┌──

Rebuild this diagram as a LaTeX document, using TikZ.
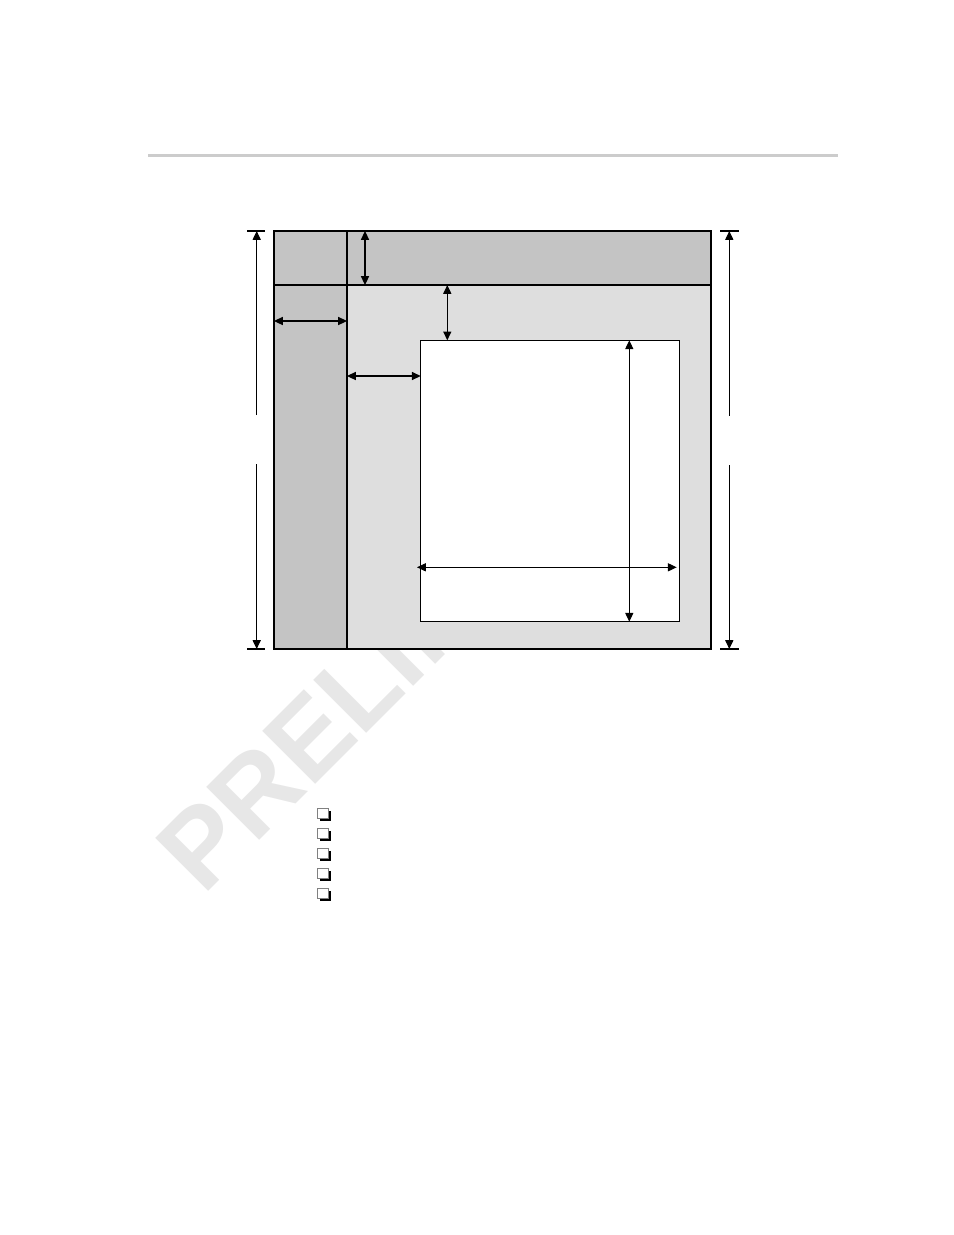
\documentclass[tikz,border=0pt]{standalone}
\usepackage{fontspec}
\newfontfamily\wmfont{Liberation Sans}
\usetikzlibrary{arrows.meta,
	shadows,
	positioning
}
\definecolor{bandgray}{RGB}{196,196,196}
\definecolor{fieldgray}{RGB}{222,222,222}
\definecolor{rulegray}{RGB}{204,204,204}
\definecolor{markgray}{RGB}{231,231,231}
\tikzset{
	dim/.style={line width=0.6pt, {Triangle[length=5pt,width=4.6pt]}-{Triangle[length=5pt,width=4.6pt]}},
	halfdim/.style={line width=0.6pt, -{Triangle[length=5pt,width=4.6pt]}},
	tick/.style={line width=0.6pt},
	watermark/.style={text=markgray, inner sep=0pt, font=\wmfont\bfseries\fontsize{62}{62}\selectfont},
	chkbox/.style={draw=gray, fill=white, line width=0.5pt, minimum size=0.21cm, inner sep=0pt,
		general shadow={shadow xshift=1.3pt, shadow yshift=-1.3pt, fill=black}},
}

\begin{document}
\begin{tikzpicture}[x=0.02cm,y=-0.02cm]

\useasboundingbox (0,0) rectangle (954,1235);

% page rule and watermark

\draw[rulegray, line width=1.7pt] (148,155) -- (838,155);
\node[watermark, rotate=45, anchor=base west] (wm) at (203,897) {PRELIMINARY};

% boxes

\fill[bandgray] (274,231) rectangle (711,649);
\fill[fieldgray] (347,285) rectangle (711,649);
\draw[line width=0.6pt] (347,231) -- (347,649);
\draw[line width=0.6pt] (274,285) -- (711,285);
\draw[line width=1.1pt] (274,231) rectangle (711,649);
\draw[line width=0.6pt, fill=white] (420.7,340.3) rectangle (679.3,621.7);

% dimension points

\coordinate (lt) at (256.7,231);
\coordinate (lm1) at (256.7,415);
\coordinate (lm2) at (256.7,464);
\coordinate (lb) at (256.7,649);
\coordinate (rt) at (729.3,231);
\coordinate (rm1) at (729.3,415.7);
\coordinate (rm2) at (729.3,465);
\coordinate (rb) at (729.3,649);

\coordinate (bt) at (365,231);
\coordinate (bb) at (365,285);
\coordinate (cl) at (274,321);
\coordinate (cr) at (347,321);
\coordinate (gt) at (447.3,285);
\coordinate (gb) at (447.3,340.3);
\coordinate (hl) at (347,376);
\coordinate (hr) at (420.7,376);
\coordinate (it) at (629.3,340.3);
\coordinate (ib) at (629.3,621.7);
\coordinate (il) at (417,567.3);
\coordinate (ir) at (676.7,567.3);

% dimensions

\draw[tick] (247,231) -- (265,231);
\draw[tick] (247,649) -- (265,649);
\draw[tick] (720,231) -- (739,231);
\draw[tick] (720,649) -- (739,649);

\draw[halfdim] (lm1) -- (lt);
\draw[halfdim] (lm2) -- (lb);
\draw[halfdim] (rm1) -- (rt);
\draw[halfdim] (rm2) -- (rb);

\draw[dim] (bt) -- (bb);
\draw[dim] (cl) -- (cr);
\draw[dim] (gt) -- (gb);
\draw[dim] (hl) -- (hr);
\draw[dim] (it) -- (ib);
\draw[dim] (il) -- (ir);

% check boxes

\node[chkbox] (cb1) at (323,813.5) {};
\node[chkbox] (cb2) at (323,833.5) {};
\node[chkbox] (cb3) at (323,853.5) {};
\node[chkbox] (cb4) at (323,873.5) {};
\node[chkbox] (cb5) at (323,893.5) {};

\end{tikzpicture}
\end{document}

└──

(WHAT YOU ARE ASKED TO DO): Leave out the pictures and copy the rest of the material above exactly.

(COMPLETED EXERCISE):
Rebuild this diagram as a LaTeX document, using TikZ.
\documentclass[tikz,border=0pt]{standalone}
\usepackage{fontspec}
\newfontfamily\wmfont{Liberation Sans}
\usetikzlibrary{arrows.meta,
	shadows,
	positioning
}
\definecolor{bandgray}{RGB}{196,196,196}
\definecolor{fieldgray}{RGB}{222,222,222}
\definecolor{rulegray}{RGB}{204,204,204}
\definecolor{markgray}{RGB}{231,231,231}
\tikzset{
	dim/.style={line width=0.6pt, {Triangle[length=5pt,width=4.6pt]}-{Triangle[length=5pt,width=4.6pt]}},
	halfdim/.style={line width=0.6pt, -{Triangle[length=5pt,width=4.6pt]}},
	tick/.style={line width=0.6pt},
	watermark/.style={text=markgray, inner sep=0pt, font=\wmfont\bfseries\fontsize{62}{62}\selectfont},
	chkbox/.style={draw=gray, fill=white, line width=0.5pt, minimum size=0.21cm, inner sep=0pt,
		general shadow={shadow xshift=1.3pt, shadow yshift=-1.3pt, fill=black}},
}

\begin{document}
\begin{tikzpicture}[x=0.02cm,y=-0.02cm]

\useasboundingbox (0,0) rectangle (954,1235);

% page rule and watermark

\draw[rulegray, line width=1.7pt] (148,155) -- (838,155);
\node[watermark, rotate=45, anchor=base west] (wm) at (203,897) {PRELIMINARY};

% boxes

\fill[bandgray] (274,231) rectangle (711,649);
\fill[fieldgray] (347,285) rectangle (711,649);
\draw[line width=0.6pt] (347,231) -- (347,649);
\draw[line width=0.6pt] (274,285) -- (711,285);
\draw[line width=1.1pt] (274,231) rectangle (711,649);
\draw[line width=0.6pt, fill=white] (420.7,340.3) rectangle (679.3,621.7);

% dimension points

\coordinate (lt) at (256.7,231);
\coordinate (lm1) at (256.7,415);
\coordinate (lm2) at (256.7,464);
\coordinate (lb) at (256.7,649);
\coordinate (rt) at (729.3,231);
\coordinate (rm1) at (729.3,415.7);
\coordinate (rm2) at (729.3,465);
\coordinate (rb) at (729.3,649);

\coordinate (bt) at (365,231);
\coordinate (bb) at (365,285);
\coordinate (cl) at (274,321);
\coordinate (cr) at (347,321);
\coordinate (gt) at (447.3,285);
\coordinate (gb) at (447.3,340.3);
\coordinate (hl) at (347,376);
\coordinate (hr) at (420.7,376);
\coordinate (it) at (629.3,340.3);
\coordinate (ib) at (629.3,621.7);
\coordinate (il) at (417,567.3);
\coordinate (ir) at (676.7,567.3);

% dimensions

\draw[tick] (247,231) -- (265,231);
\draw[tick] (247,649) -- (265,649);
\draw[tick] (720,231) -- (739,231);
\draw[tick] (720,649) -- (739,649);

\draw[halfdim] (lm1) -- (lt);
\draw[halfdim] (lm2) -- (lb);
\draw[halfdim] (rm1) -- (rt);
\draw[halfdim] (rm2) -- (rb);

\draw[dim] (bt) -- (bb);
\draw[dim] (cl) -- (cr);
\draw[dim] (gt) -- (gb);
\draw[dim] (hl) -- (hr);
\draw[dim] (it) -- (ib);
\draw[dim] (il) -- (ir);

% check boxes

\node[chkbox] (cb1) at (323,813.5) {};
\node[chkbox] (cb2) at (323,833.5) {};
\node[chkbox] (cb3) at (323,853.5) {};
\node[chkbox] (cb4) at (323,873.5) {};
\node[chkbox] (cb5) at (323,893.5) {};

\end{tikzpicture}
\end{document}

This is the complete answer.